The compounding effect is significant. Each sprint builds on the tooling and context from the previous one. By sprint three or four, the team is operating at a pace that would be impossible without these tools.

Why Clients Love This Approach

We hear the same things from US clients over and over:

"I've never worked with a team where I could actually see what was happening every single day."

Transparency is the foundation. You're never wondering what we're working on or whether the project is on track. You see the work daily, you demo weekly, and you have full access to the codebase, the project board, and the Slack channel at all times.

The weekly sprint cadence also gives you natural decision points. After any sprint, you can pause, pivot, or stop entirely. There's no six-month contract locking you in. If the first sprint doesn't meet your expectations, you walk away having spent a fraction of what a traditional agency would have charged for a comparable scope.

A Note on Timezone Overlap

Our team is based in Cardiff, Wales, which means we're five hours ahead of the US East Coast. We've deliberately structured our schedule so that we're available from 9:00 AM to 1:00 PM Eastern every weekday. That's a four-hour overlap window -- enough for a morning standup, a quick Slack conversation, or a screen-sharing session when something needs real-time discussion.

In practice, the timezone difference is more of an advantage than a limitation. Your project gets worked on while you sleep. You wake up to progress updates, completed pull requests, and staging environments that are ready for you to review. It's like having a development team with a built-in head start every single morning.

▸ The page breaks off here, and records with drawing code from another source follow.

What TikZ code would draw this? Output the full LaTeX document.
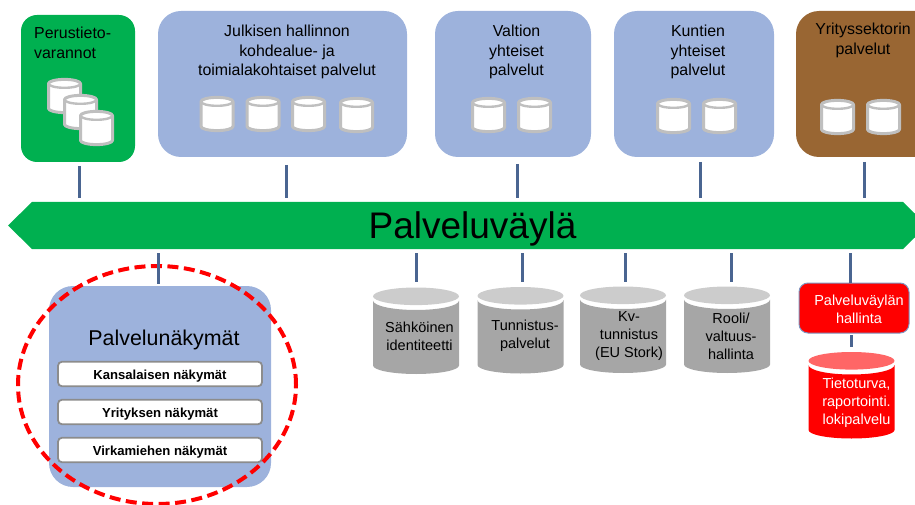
\documentclass[tikz,border=0pt]{standalone}
\usepackage{fontspec}
\setmainfont{Liberation Sans}
\usetikzlibrary{shapes.geometric}
\definecolor{busgreen}{HTML}{00B050}
\definecolor{panelblue}{HTML}{9DB2DC}
\definecolor{panelbrown}{HTML}{996633}
\definecolor{linkblue}{HTML}{4A6591}
\definecolor{rim}{HTML}{BFBFBF}
\definecolor{dbgrey}{HTML}{A6A6A6}
\definecolor{dbgreytop}{HTML}{CCCCCC}
\definecolor{dbredtop}{HTML}{FF6666}
\definecolor{viewrim}{HTML}{8C8C8C}
\definecolor{mgmtrim}{HTML}{7F94BF}
\tikzset{
  panel/.style={rounded corners=#1,inner sep=0pt,draw=none},
  toptext/.style={font=\fontsize{15.9}{19.5}\selectfont,align=center,text=black,inner sep=0pt},
  dbtext/.style={font=\fontsize{14.5}{18}\selectfont,align=center,inner sep=0pt},
  viewbox/.style={draw=viewrim,line width=1.8pt,fill=white,rounded corners=4pt,minimum width=204pt,minimum height=24.5pt,inner sep=0pt,text height=11pt,text depth=1pt,font=\fontsize{13.1}{15}\selectfont\bfseries},
  link/.style={draw=linkblue,line width=3pt},
  minidb/.style={draw=rim,line width=3pt,fill=white,line join=round}
}
\newcommand{\dbmini}[2]{%
  \begin{scope}[shift={(#1,#2)}]
    \path[minidb] (1.5,5.6) arc[start angle=180,end angle=0,x radius=16pt,y radius=4.2pt] -- (33.5,30.4) arc[start angle=0,end angle=-180,x radius=16pt,y radius=4.2pt] -- cycle;
    \path[draw=rim,line width=2.4pt] (1.5,5.6) arc[start angle=180,end angle=360,x radius=16pt,y radius=4.2pt];
  \end{scope}}
\newcommand{\dbbig}[4]{%
  \begin{scope}[shift={(#1,#2)}]
    \fill[#3] (0,13) arc[start angle=180,end angle=360,x radius=43pt,y radius=9.5pt] -- (86,78) arc[start angle=0,end angle=-180,x radius=43pt,y radius=8.5pt] -- cycle;
    \fill[#4] (43,8.8) ellipse[x radius=43pt,y radius=8.8pt];
  \end{scope}}
\begin{document}
\begin{tikzpicture}[x=1pt,y=-1pt]
\useasboundingbox (0,0) rectangle (915,505);
\clip (0,0) rectangle (915,505);
% upper panels
\node[panel=16pt,fill=busgreen,minimum width=114pt,minimum height=147pt] (perus) at (78,88.5) {};
\node[panel=23pt,fill=panelblue,minimum width=249pt,minimum height=146pt] (julk) at (282.5,84) {};
\node[panel=23pt,fill=panelblue,minimum width=156pt,minimum height=146pt] (valt) at (513,84) {};
\node[panel=23pt,fill=panelblue,minimum width=160pt,minimum height=146pt] (kunt) at (694,84) {};
\node[panel=23pt,fill=panelbrown,minimum width=160pt,minimum height=146pt] (yrit) at (876,84) {};
\node[toptext,align=left,anchor=north west] (perustxt) at (34,27) {Perustieto-\\varannot};
\node[toptext] (julktxt) at (287,52) {Julkisen hallinnon\\kohdealue- ja\\toimialakohtaiset palvelut};
\node[toptext] (valttxt) at (516.5,52) {Valtion\\yhteiset\\palvelut};
\node[toptext] (kunttxt) at (698,52) {Kuntien\\yhteiset\\palvelut};
\node[toptext] (yrittxt) at (863,40.5) {Yrityssektorin\\palvelut};
\dbmini{47}{78}\dbmini{63}{94}\dbmini{79}{110}
\dbmini{199.5}{96}\dbmini{245.5}{96}\dbmini{291}{96}\dbmini{339}{97}
\dbmini{471}{97}\dbmini{517}{97}
\dbmini{656}{98}\dbmini{702}{98}
\dbmini{820}{99}\dbmini{866}{99}
% bus
\fill[busgreen] (8,225.5) -- (32,202) -- (903,202) -- (927,225.5) -- (903,249) -- (32,249) -- cycle;
\node[font=\fontsize{37}{40}\selectfont,inner sep=0pt,text=black] (bus) at (472.5,229) {Palveluväylä};
% view panel
\node[panel=24pt,fill=panelblue,minimum width=222pt,minimum height=201pt] (views) at (160,386.5) {};
\node[font=\fontsize{21.4}{24}\selectfont,inner sep=0pt] (viewstxt) at (164,339.5) {Palvelunäkymät};
\node[viewbox] (v1) at (160,374) {Kansalaisen näkymät};
\node[viewbox] (v2) at (160,412) {Yrityksen näkymät};
\node[viewbox] (v3) at (160,450) {Virkamiehen näkymät};
\node[ellipse,draw=red,line width=4pt,dash pattern=on 11pt off 5.5pt,minimum width=278pt,minimum height=238pt,inner sep=0pt] (focus) at (157,385) {};
% lower stores
\dbbig{373}{287.5}{dbgrey}{dbgreytop}
\dbbig{477.5}{287}{dbgrey}{dbgreytop}
\dbbig{580}{286.5}{dbgrey}{dbgreytop}
\dbbig{684}{286.5}{dbgrey}{dbgreytop}
\dbbig{808.5}{352}{red}{dbredtop}
\node[dbtext] (s1) at (419.5,336.5) {Sähköinen\\identiteetti};
\node[dbtext] (s2) at (525,335.5) {Tunnistus-\\palvelut};
\node[dbtext] (s3) at (629,336.5) {Kv-\\tunnistus\\(EU Stork)};
\node[dbtext] (s4) at (731,336) {Rooli/\\valtuus-\\hallinta};
\node[panel=9pt,fill=red,draw=mgmtrim,line width=1pt,minimum width=110pt,minimum height=50pt] (mgmt) at (854,308) {};
\node[dbtext,text=white] (mgmttxt) at (859,309) {Palveluväylän\\hallinta};
\node[dbtext,text=white] (redtxt) at (856.5,402.5) {Tietoturva,\\raportointi.\\lokipalvelu};
% connectors
\foreach \n/\x/\a/\b in {ta/79/166/198,tb/286/165/198,tc/517/164/198,td/700/162/198,te/864/162/198,
  ba/158/253/284,bb/416/253/282,bc/522/253/282,bd/625/253/282,be/731/253/282,bf/850.5/253/283,bg/851.5/335/347}{
  \coordinate (\n1) at (\x,\a);
  \coordinate (\n2) at (\x,\b);
  \draw[link] (\n1) -- (\n2);
}
\end{tikzpicture}
\end{document}
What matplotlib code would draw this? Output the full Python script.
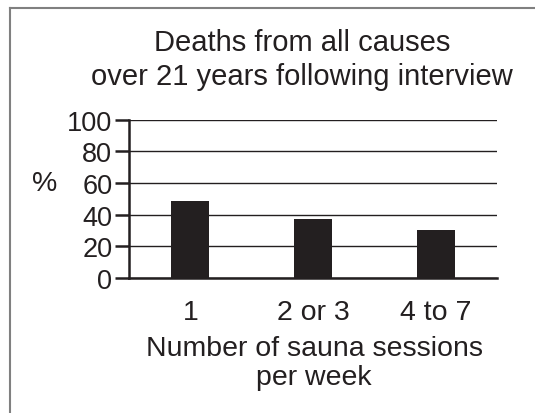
import matplotlib.pyplot as plt
from matplotlib.lines import Line2D

plt.rcParams['font.family'] = ['Liberation Sans', 'DejaVu Sans']

categories = ["1", "2 or 3", "4 to 7"]
deaths_pct = [48.5, 37.2, 30.2]
y_ticks = [0, 20, 40, 60, 80, 100]

W, H = 535, 414
INK = "#231f20"
fig = plt.figure(figsize=(W / 100, H / 100), dpi=100)
ax = fig.add_axes([129 / W, 1 - 279 / H, 368 / W, (279 - 120.7) / H])

x = range(len(categories))
ax.bar(x, deaths_pct, width=0.31, color=INK, zorder=3)
ax.set_xlim(-0.5, 2.5)
ax.set_ylim(0, 100)
ax.set_yticks(y_ticks)
ax.set_xticks(list(x))
ax.set_xticklabels(categories)
ax.yaxis.grid(True, color=INK, linewidth=1.0, zorder=0)
for side in ["top", "right"]:
    ax.spines[side].set_visible(False)
for side in ["left", "bottom"]:
    ax.spines[side].set_linewidth(1.8)
    ax.spines[side].set_color(INK)
ax.tick_params(axis="y", length=10, width=1.8, pad=2, labelsize=19.5, colors=INK)
ax.tick_params(axis="x", length=0, pad=15, labelsize=20.5, colors=INK)

txt = dict(ha="center", va="center", fontsize=20.5, color=INK)
fig.text(45 / W, 1 - 184 / H, "%", **txt)
fig.text(302 / W, 1 - 43 / H, "Deaths from all causes", **dict(txt, fontsize=21))
fig.text(302 / W, 1 - 77 / H, "over 21 years following interview", **dict(txt, fontsize=21))
fig.text(314 / W, 1 - 349 / H, "Number of sauna sessions", **txt)
fig.text(314 / W, 1 - 378 / H, "per week", **txt)

# grey frame, top and left only
fig.add_artist(Line2D([10 / W, 1], [1 - 9 / H, 1 - 9 / H], color="#808080", linewidth=1.5,
                      transform=fig.transFigure))
fig.add_artist(Line2D([10 / W, 10 / W], [0, 1 - 9 / H], color="#808080", linewidth=1.5,
                      transform=fig.transFigure))

fig.savefig("out.png", dpi=100)
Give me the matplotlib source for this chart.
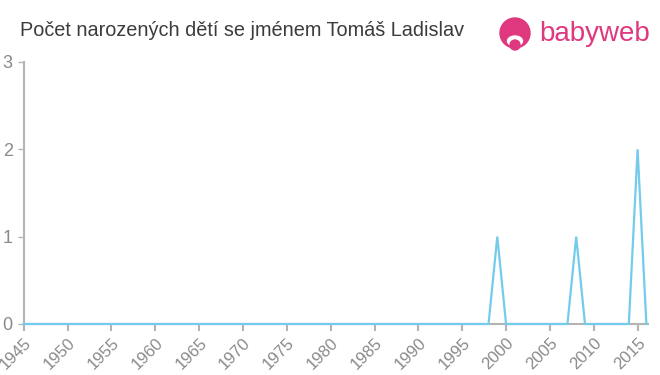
import matplotlib.pyplot as plt
from matplotlib.patches import Circle, Ellipse

plt.rcParams['font.family'] = ['Liberation Sans', 'DejaVu Sans']

# Data
years = list(range(1945, 2017))
counts = [0, 0, 0, 0, 0, 0, 0, 0, 0, 0,   # 1945-1954
          0, 0, 0, 0, 0, 0, 0, 0, 0, 0,   # 1955-1964
          0, 0, 0, 0, 0, 0, 0, 0, 0, 0,   # 1965-1974
          0, 0, 0, 0, 0, 0, 0, 0, 0, 0,   # 1975-1984
          0, 0, 0, 0, 0, 0, 0, 0, 0, 0,   # 1985-1994
          0, 0, 0, 0, 1, 0, 0, 0, 0, 0,   # 1995-2004
          0, 0, 0, 1, 0, 0, 0, 0, 0, 0,   # 2005-2014
          2, 0]                           # 2015-2016
xticks = list(range(1945, 2016, 5))
yticks = [0, 1, 2, 3]

grey = '#b4b4b4'
text_grey = '#8a8a8a'
pink = '#e0387f'

fig = plt.figure(figsize=(6.6, 3.75), dpi=100)
ax = fig.add_axes([0.036, 0.136, 0.946, 0.699])

ax.plot(years, counts, color='#74cbec', linewidth=1.6, solid_joinstyle='miter',
        zorder=3, clip_on=False)

ax.set_xlim(1945, 2016.2)
ax.set_ylim(0, 3)
ax.set_xticks(xticks)
ax.set_xticklabels([str(y) for y in xticks], rotation=45, ha='right',
                   rotation_mode='anchor', fontsize=12, color=text_grey)
ax.set_yticks(yticks)
ax.set_yticklabels([str(y) for y in yticks], fontsize=13, color=text_grey)
ax.tick_params(axis='x', length=5, width=1.5, color=grey, pad=3)
ax.tick_params(axis='y', length=4, width=1, color=grey, pad=4)

for side in ['top', 'right']:
    ax.spines[side].set_visible(False)
for side in ['left', 'bottom']:
    ax.spines[side].set_color(grey)
    ax.spines[side].set_linewidth(1.5)

# Title
fig.text(20 / 660, 1 - 31 / 375, 'Počet narozených dětí se jménem Tomáš Ladislav',
         fontsize=14.3, color='#3c3c3c', va='center', ha='left')

# Logo
lax = fig.add_axes([0, 0, 1, 1], facecolor='none')
lax.set_xlim(0, 660)
lax.set_ylim(375, 0)
lax.axis('off')
lax.add_patch(Circle((515, 33), 15, color=pink))
lax.add_patch(Ellipse((515, 41), 15, 10, color='white'))
lax.add_patch(Circle((515, 45), 5, color=pink))
lax.text(539, 34, 'babyweb', fontsize=20, color=pink, va='center', ha='left')

fig.savefig('out.png', dpi=100)
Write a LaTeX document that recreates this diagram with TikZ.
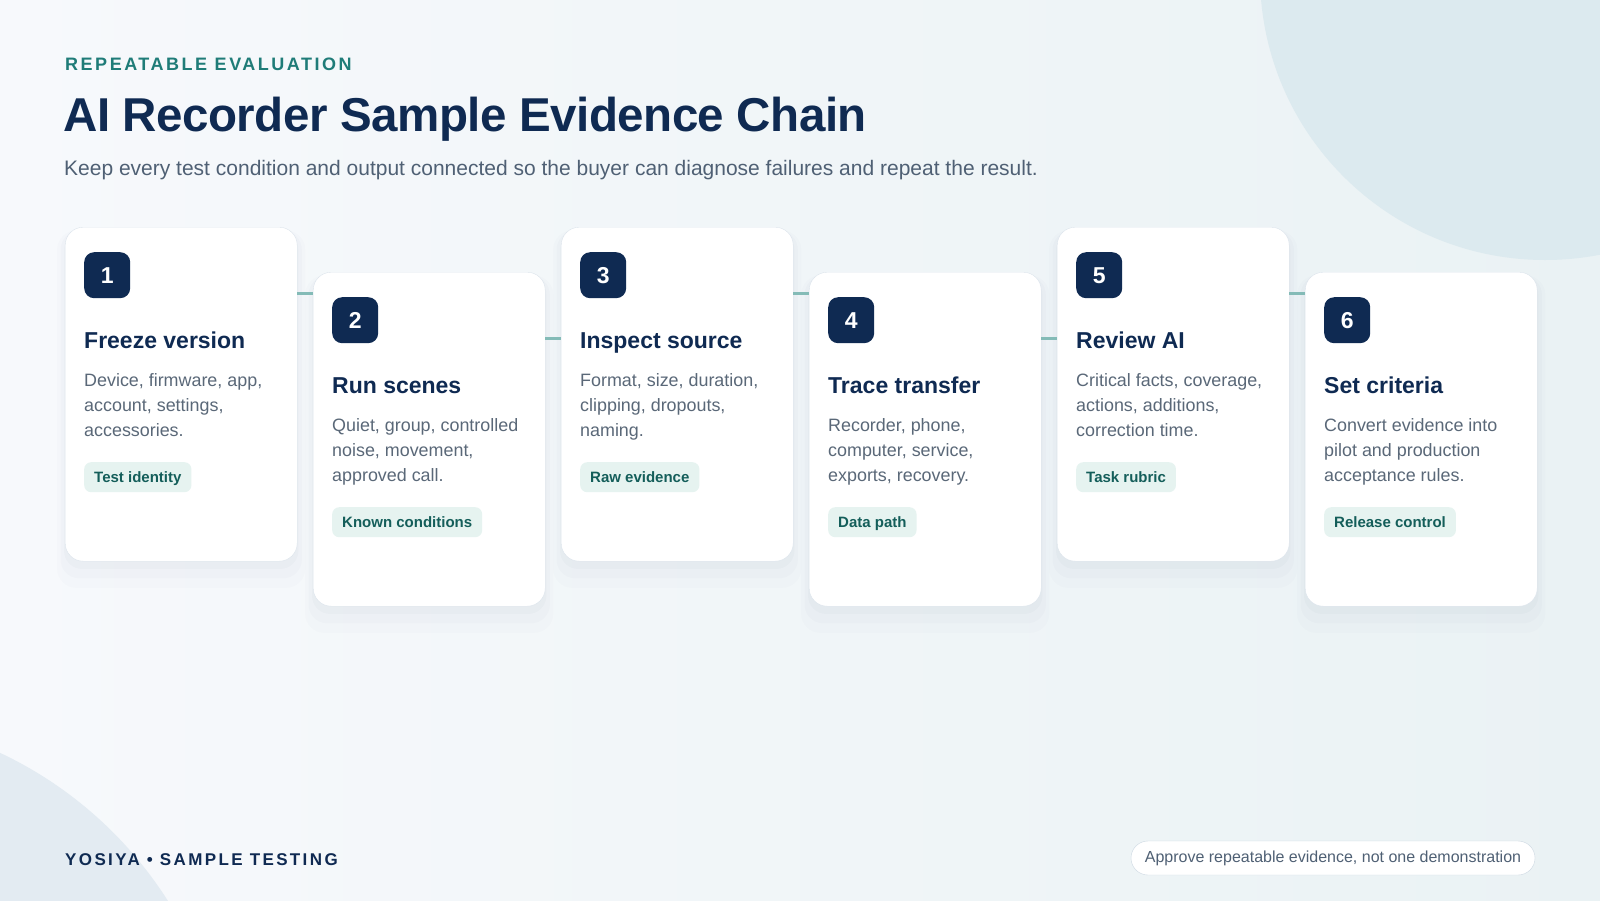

If you're on the West Coast (Pacific time), the overlap window is 6:00 AM to 10:00 AM PT. Most of our West Coast clients find that an early-morning check-in works well, and the async updates via Slack and Loom cover everything else.

The Bottom Line

A sprint at Vindico is five days of focused, AI-accelerated development with complete transparency. You see what we're building every day. You demo working software every Friday. You make informed decisions about scope and priority every week.

No black boxes. No status reports that say "in progress" for three weeks straight. No surprises at the end of a long engagement. Just consistent, visible, high-quality output -- week after week.